● WORK TO BE COMPLETED
All lines in the records below from the line with "Convert this chart to matplotlib code." through the line with "ys = fit_d +" are to be given again exactly, both ends included; the pictures are to be left out.

● THE RECORDS
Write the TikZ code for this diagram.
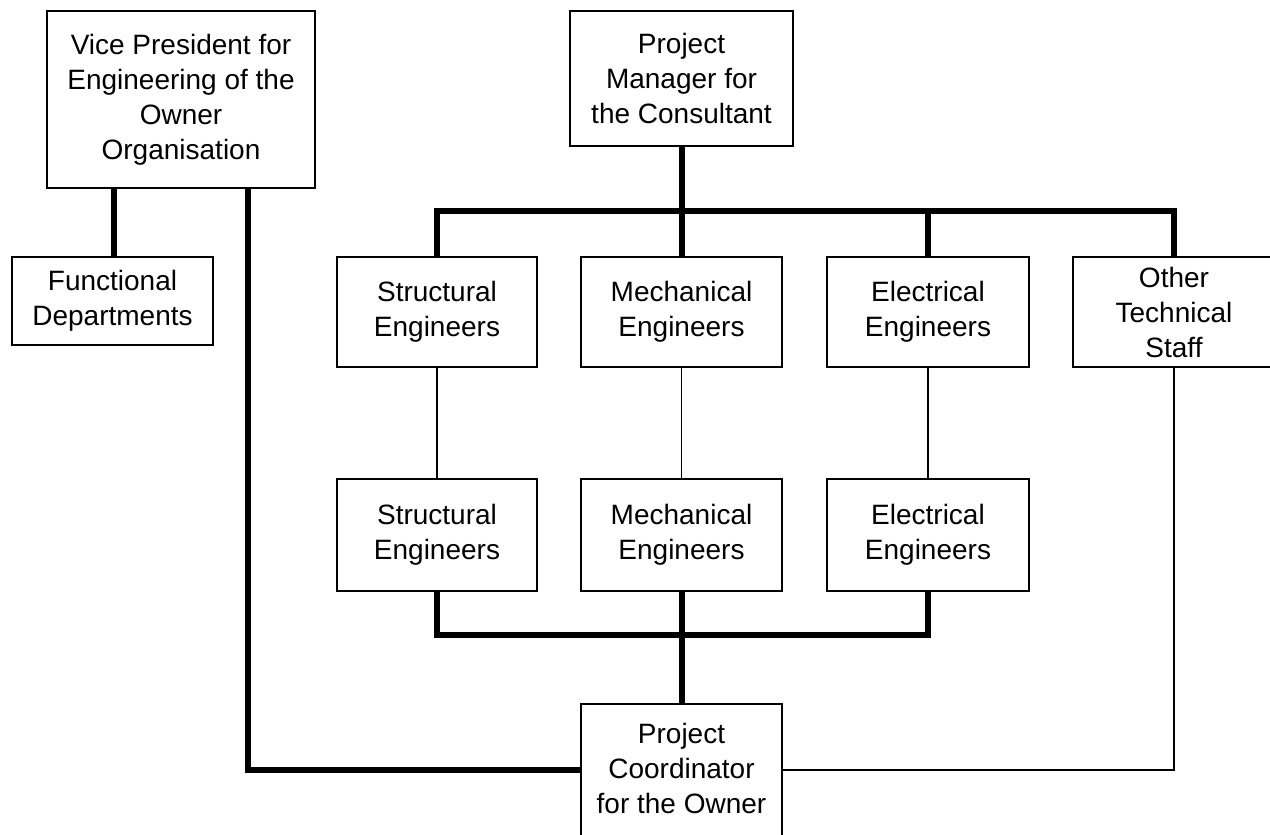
\documentclass[tikz,border=0pt]{standalone}
\usepackage{fontspec}
\setmainfont{Liberation Sans}
\begin{document}
\begin{tikzpicture}[x=1pt,y=-1pt,
  box/.style={draw=black, line width=1.8pt, fill=white, inner sep=0pt, align=center,
    font={\fontsize{28}{35}\selectfont}},
  txt/.style={inner sep=0pt, align=center, font={\fontsize{28}{35}\selectfont}},
  heavy/.style={line width=6pt, line join=miter},
  light/.style={line width=1.8pt}]
\useasboundingbox (0,0) rectangle (1270,835);
% coordinates for bus lines
\coordinate (busA) at (681.5,211);
\coordinate (busB) at (681.5,635);
\coordinate (vpout) at (248,188);
\coordinate (pcl) at (581,770);
\coordinate (pcr) at (782,770);
% connectors (drawn first, boxes on top)
\draw[heavy] (681.5,146) -- (busA);
\draw[heavy] (437,257) |- (busA) -| (1174,257);
\draw[heavy] (681.5,257) -- (busA);
\draw[heavy] (928,257) -- (928,211);
\draw[heavy] (114,188) -- (114,257);
\draw[heavy] (vpout) |- (pcl);
\draw[light] (437,367) -- (437,479);
\draw[light] (681.5,367) -- (681.5,479);
\draw[light] (928,367) -- (928,479);
\draw[heavy] (437,591) |- (busB) -| (928,591);
\draw[heavy] (681.5,591) -- (681.5,703);
\draw[light] (1174,367) |- (pcr);
% boxes
\node[box, minimum width=268pt, minimum height=177pt] (vp) at (181,99.5)
  {Vice President for\\Engineering of the\\Owner\\Organisation};
\node[box, minimum width=223pt, minimum height=135pt] (pm) at (681.5,78.5)
  {Project\\Manager for\\the Consultant};
\node[box, minimum width=201pt, minimum height=88pt] (fd) at (112.5,301)
  {Functional\\Departments};
\node[box, minimum width=200pt, minimum height=110pt] (s1) at (437,312)
  {Structural\\Engineers};
\node[box, minimum width=201pt, minimum height=110pt] (m1) at (681.5,312)
  {Mechanical\\Engineers};
\node[box, minimum width=202pt, minimum height=110pt] (e1) at (928,312)
  {Electrical\\Engineers};
\node[box, minimum width=202pt, minimum height=110pt] (ot) at (1174,312)
  {Other\\Technical\\Staff};
\node[box, minimum width=200pt, minimum height=112pt] (s2) at (437,535)
  {Structural\\Engineers};
\node[box, minimum width=201pt, minimum height=112pt] (m2) at (681.5,535)
  {Mechanical\\Engineers};
\node[box, minimum width=202pt, minimum height=112pt] (e2) at (928,535)
  {Electrical\\Engineers};
\node[box, minimum width=201pt, minimum height=170pt, anchor=north] (pc) at (681.5,703) {};
\node[txt] (pctext) at (681.5,768) {Project\\Coordinator\\for the Owner};
\end{tikzpicture}
\end{document}
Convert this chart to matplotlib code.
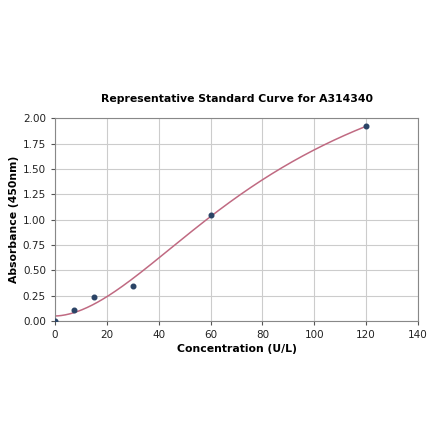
import matplotlib
matplotlib.use("Agg")
import matplotlib.pyplot as plt
import numpy as np

# standard points
conc = [0, 7.5, 15, 30, 60, 120]
absorb = [0.0, 0.11, 0.235, 0.35, 1.05, 1.92]

# 4PL fit parameters (a, b, c, d)
fit_a, fit_b, fit_c, fit_d = 0.05, 1.8, 88.4, 3.0

xs = np.linspace(0, 120, 300)
ys = fit_d + (fit_a - fit_d) / (1 + (xs / fit_c) ** fit_b)

fig = plt.figure(figsize=(4.4, 4.41), dpi=100)
ax = fig.add_axes([0.125, 0.272, 0.825, 0.46])

ax.plot(xs, ys, color="#c06a82", lw=1.1, zorder=2)
ax.scatter(conc, absorb, s=11, color="#2b4466", zorder=3)

ax.set_xlim(0, 140)
ax.set_ylim(0, 2.0)
ax.set_xticks(range(0, 141, 20))
ax.set_yticks(np.arange(0, 2.01, 0.25))
ax.set_yticklabels([f"{v:.2f}" for v in np.arange(0, 2.01, 0.25)])
ax.tick_params(labelsize=7.5, length=3, color="#555555", labelcolor="#222222")
ax.grid(True, color="#cccccc", lw=0.8)
ax.set_axisbelow(True)
for s in ax.spines.values():
    s.set_color("#888888")

ax.set_title("Representative Standard Curve for A314340", fontsize=7.8, fontweight="bold", pad=12)
ax.set_xlabel("Concentration (U/L)", fontsize=7.8, fontweight="bold", labelpad=3)
ax.set_ylabel("Absorbance (450nm)", fontsize=7.8, fontweight="bold", labelpad=3)

fig.savefig("out.png", dpi=100)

● EXPECTED ANSWER
Convert this chart to matplotlib code.
import matplotlib
matplotlib.use("Agg")
import matplotlib.pyplot as plt
import numpy as np

# standard points
conc = [0, 7.5, 15, 30, 60, 120]
absorb = [0.0, 0.11, 0.235, 0.35, 1.05, 1.92]

# 4PL fit parameters (a, b, c, d)
fit_a, fit_b, fit_c, fit_d = 0.05, 1.8, 88.4, 3.0

xs = np.linspace(0, 120, 300)
ys = fit_d + (fit_a - fit_d) / (1 + (xs / fit_c) ** fit_b)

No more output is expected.